Consolidating processes to as few people, processes and systems as possible.
Many organizations have, over many years, added several processes that collect CHD. However, those processes are often not centrally managed and leaves the organization with many systems and areas of the network that are in scope. This could include multiple databases or files systems that store CHD, as well as different types of technology collecting CHD. Consolidating all these processes to as few systems and devices as possible can heavily reduce scope for compliance. This would include:
- Taking all web payments at same payment application, even if the payments are for various services in various departments.
- Ensuring all card-present transactions are conducted with the same Point-of-Sale devices and processors.
4. Understand Which Controls are Applicable.
Not all controls are applicable to every environment and understanding which controls are applicable and which are not can save an organization a lot of time in effort. For example, if you’re able to segment and reduce scope enough so that there are not wireless networks in your environment, then you wouldn’t be required to implement the controls for your organizations wireless network that is not in scope. Also, if you eliminate the storage of CHD, then an entire section of controls becomes N/A since it deals with securing stored CHD.
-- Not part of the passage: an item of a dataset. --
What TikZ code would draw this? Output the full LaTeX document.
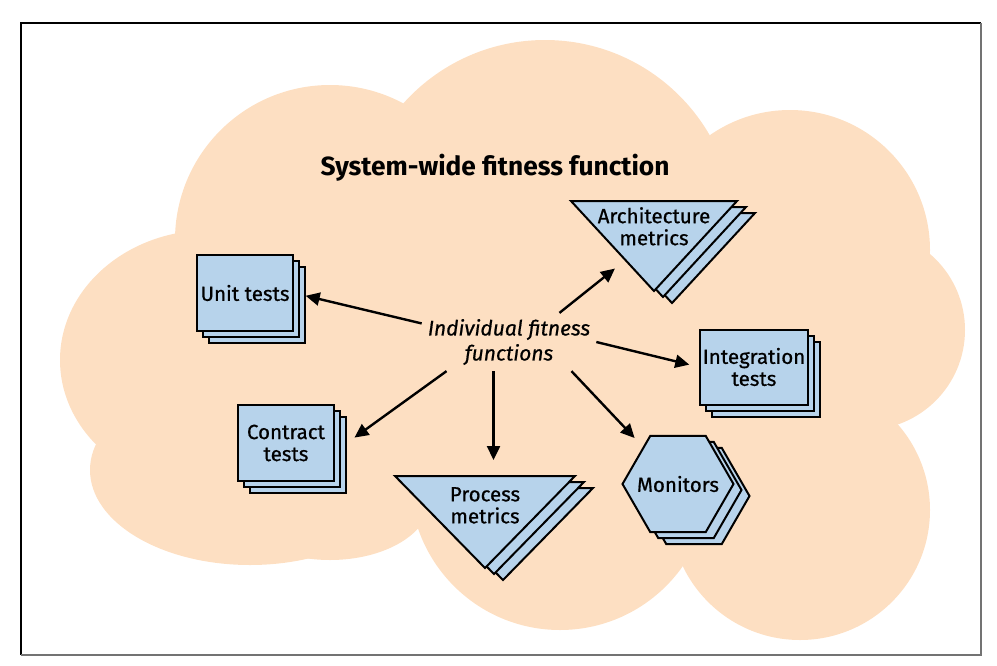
\documentclass[tikz,border=0pt]{standalone}
\usepackage{fontspec}
\setmainfont{Fira Sans}
\newfontfamily\cardfont[FakeBold=0.7]{Fira Sans}
\usetikzlibrary{arrows.meta,shapes.geometric,shadows,positioning}
\definecolor{cloudpeach}{HTML}{FDDFC2}
\definecolor{cardblue}{HTML}{B7D3EB}
\tikzset{
  cardtext/.style={align=center, inner sep=0pt, font=\cardfont\fontsize{20.5}{22}\selectfont},
  card/.style={draw=black, line width=2pt, fill=cardblue, inner sep=0pt},
  deck/.style={card, cardtext, rectangle, minimum width=96pt, minimum height=76pt,
    double copy shadow={shadow xshift=6pt, shadow yshift=-6pt, draw=black, line width=2pt, fill=cardblue}},
  funnel/.style={card, isosceles triangle, shape border rotate=-90,
    isosceles triangle stretches, minimum width=180pt, minimum height=92pt,
    double copy shadow={shadow xshift=9pt, shadow yshift=-6pt, draw=black, line width=2pt, fill=cardblue}},
  hexa/.style={card, regular polygon, regular polygon sides=6, minimum size=111pt,
    double copy shadow={shadow xshift=8pt, shadow yshift=-6pt, draw=black, line width=2pt, fill=cardblue}},
  feed/.style={-{Triangle[length=14pt,width=13pt]}, line width=2.4pt},
}
\begin{document}
\begin{tikzpicture}[x=1pt,y=-1pt]
\useasboundingbox (0,0) rectangle (997,665);
% frame
\draw[line width=1.5pt] (21,655) -- (21,23) -- (981,23);
\draw[line width=1.5pt,black!55] (981,23) -- (981,655) -- (21,655);
% cloud
\foreach \cx/\cy/\rx/\ry in {210/360/150/130, 330/240/155/155, 545/230/190/190,
  790/250/140/140, 865/330/100/100, 800/510/130/130, 560/480/150/150,
  250/470/160/95, 330/500/100/60}
  \fill[cloudpeach] (\cx,\cy) ellipse [x radius=\rx, y radius=\ry];
\fill[cloudpeach] (200,300) rectangle (850,520);
% title
\node[anchor=base west, font=\fontsize{26.3}{30}\selectfont\bfseries] (title) at (317,175) {System-wide fitness function};
% centre
\node[font=\cardfont\fontsize{21}{25}\selectfont\itshape, align=center, inner sep=6pt] (ind) at (509,342) {Individual fitness\\functions};
% the fitness functions
\node[deck] (unit) at (245,293) {Unit tests};
\node[deck] (contr) at (286,443) {Contract\\tests};
\node[deck, minimum width=108pt, minimum height=75pt] (integ) at (754,367) {Integration\\tests};
\node[funnel, anchor=north, minimum width=166pt, minimum height=90pt] (arch) at (654,200) {};
\node[cardtext, below=7pt of arch.north] (archtxt) {Architecture\\metrics};
\node[funnel, anchor=north] (proc) at (485,475) {};
\node[cardtext, below=12pt of proc.north] (proctxt) {Process\\metrics};
\node[hexa] (mon) at (678,484) {};
\node[cardtext] (montxt) at (mon) {Monitors};
% arrows
\draw[feed, shorten >=12pt] (ind.168) -- (unit.east);
\draw[feed, shorten >=12pt] (ind.30) -- (arch);
\draw[feed, shorten >=10pt] (ind.east) -- (integ.west);
\draw[feed, shorten >=12pt] (ind.-25) -- (mon);
\draw[feed, shorten >=15pt] (ind.-118) -- (ind.-118 |- proc.north);
\draw[feed, shorten >=24pt] (ind.-155) -- (contr.-10);
\end{tikzpicture}
\end{document}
5. Perform Pre-Audit or Gap Analysis.
This is the audit before the audit that should be performed with every organization that is attempting to become compliant for the first time. A QSA or IQSA should be used to review current scope, processes and controls and determine which controls are sufficient and which need improvement. This may be a multi-step process for many organizations where each round brings the organization closer to compliance. However, performing a gap analysis and failures have been discovered almost always leads to a successful QSA audit that results in a passing Report on Compliance.